Set problem =>
Transcribe the material in full, exactly as written.

Records from a dataset
□ □ □ □ □ □ □

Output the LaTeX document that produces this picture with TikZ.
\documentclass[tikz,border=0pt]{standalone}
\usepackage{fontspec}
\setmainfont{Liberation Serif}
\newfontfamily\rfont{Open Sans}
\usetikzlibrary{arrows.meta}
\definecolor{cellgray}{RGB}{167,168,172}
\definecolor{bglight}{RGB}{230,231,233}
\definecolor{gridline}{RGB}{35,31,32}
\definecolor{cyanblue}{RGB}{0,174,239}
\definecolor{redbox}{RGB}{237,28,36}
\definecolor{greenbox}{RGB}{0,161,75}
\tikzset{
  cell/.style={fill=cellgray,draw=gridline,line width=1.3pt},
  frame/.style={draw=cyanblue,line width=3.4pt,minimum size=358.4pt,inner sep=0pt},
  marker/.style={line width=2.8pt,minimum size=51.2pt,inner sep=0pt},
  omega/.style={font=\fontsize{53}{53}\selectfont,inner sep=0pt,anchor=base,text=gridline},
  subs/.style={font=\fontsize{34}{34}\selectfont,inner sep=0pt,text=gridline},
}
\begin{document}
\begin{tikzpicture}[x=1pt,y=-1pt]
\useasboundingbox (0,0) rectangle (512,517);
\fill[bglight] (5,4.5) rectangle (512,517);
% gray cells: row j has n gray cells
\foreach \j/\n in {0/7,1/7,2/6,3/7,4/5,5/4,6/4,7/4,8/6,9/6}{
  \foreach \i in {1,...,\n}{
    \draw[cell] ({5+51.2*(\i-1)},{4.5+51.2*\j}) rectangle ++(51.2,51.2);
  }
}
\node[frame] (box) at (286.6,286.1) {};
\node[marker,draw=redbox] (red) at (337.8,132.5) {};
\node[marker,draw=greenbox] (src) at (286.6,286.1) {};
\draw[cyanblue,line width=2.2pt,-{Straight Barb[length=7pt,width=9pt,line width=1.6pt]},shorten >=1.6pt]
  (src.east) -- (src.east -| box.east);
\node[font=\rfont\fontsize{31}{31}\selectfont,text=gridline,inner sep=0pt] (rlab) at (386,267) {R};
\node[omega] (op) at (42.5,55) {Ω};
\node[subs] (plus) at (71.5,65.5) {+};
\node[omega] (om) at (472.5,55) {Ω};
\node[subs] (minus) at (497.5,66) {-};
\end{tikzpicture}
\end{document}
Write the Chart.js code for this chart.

□ □ □ □ □ □ □

Written answer =>
Output the LaTeX document that produces this picture with TikZ.
\documentclass[tikz,border=0pt]{standalone}
\usepackage{fontspec}
\setmainfont{Liberation Serif}
\newfontfamily\rfont{Open Sans}
\usetikzlibrary{arrows.meta}
\definecolor{cellgray}{RGB}{167,168,172}
\definecolor{bglight}{RGB}{230,231,233}
\definecolor{gridline}{RGB}{35,31,32}
\definecolor{cyanblue}{RGB}{0,174,239}
\definecolor{redbox}{RGB}{237,28,36}
\definecolor{greenbox}{RGB}{0,161,75}
\tikzset{
  cell/.style={fill=cellgray,draw=gridline,line width=1.3pt},
  frame/.style={draw=cyanblue,line width=3.4pt,minimum size=358.4pt,inner sep=0pt},
  marker/.style={line width=2.8pt,minimum size=51.2pt,inner sep=0pt},
  omega/.style={font=\fontsize{53}{53}\selectfont,inner sep=0pt,anchor=base,text=gridline},
  subs/.style={font=\fontsize{34}{34}\selectfont,inner sep=0pt,text=gridline},
}
\begin{document}
\begin{tikzpicture}[x=1pt,y=-1pt]
\useasboundingbox (0,0) rectangle (512,517);
\fill[bglight] (5,4.5) rectangle (512,517);
% gray cells: row j has n gray cells
\foreach \j/\n in {0/7,1/7,2/6,3/7,4/5,5/4,6/4,7/4,8/6,9/6}{
  \foreach \i in {1,...,\n}{
    \draw[cell] ({5+51.2*(\i-1)},{4.5+51.2*\j}) rectangle ++(51.2,51.2);
  }
}
\node[frame] (box) at (286.6,286.1) {};
\node[marker,draw=redbox] (red) at (337.8,132.5) {};
\node[marker,draw=greenbox] (src) at (286.6,286.1) {};
\draw[cyanblue,line width=2.2pt,-{Straight Barb[length=7pt,width=9pt,line width=1.6pt]},shorten >=1.6pt]
  (src.east) -- (src.east -| box.east);
\node[font=\rfont\fontsize{31}{31}\selectfont,text=gridline,inner sep=0pt] (rlab) at (386,267) {R};
\node[omega] (op) at (42.5,55) {Ω};
\node[subs] (plus) at (71.5,65.5) {+};
\node[omega] (om) at (472.5,55) {Ω};
\node[subs] (minus) at (497.5,66) {-};
\end{tikzpicture}
\end{document}
Write the Chart.js code for this chart.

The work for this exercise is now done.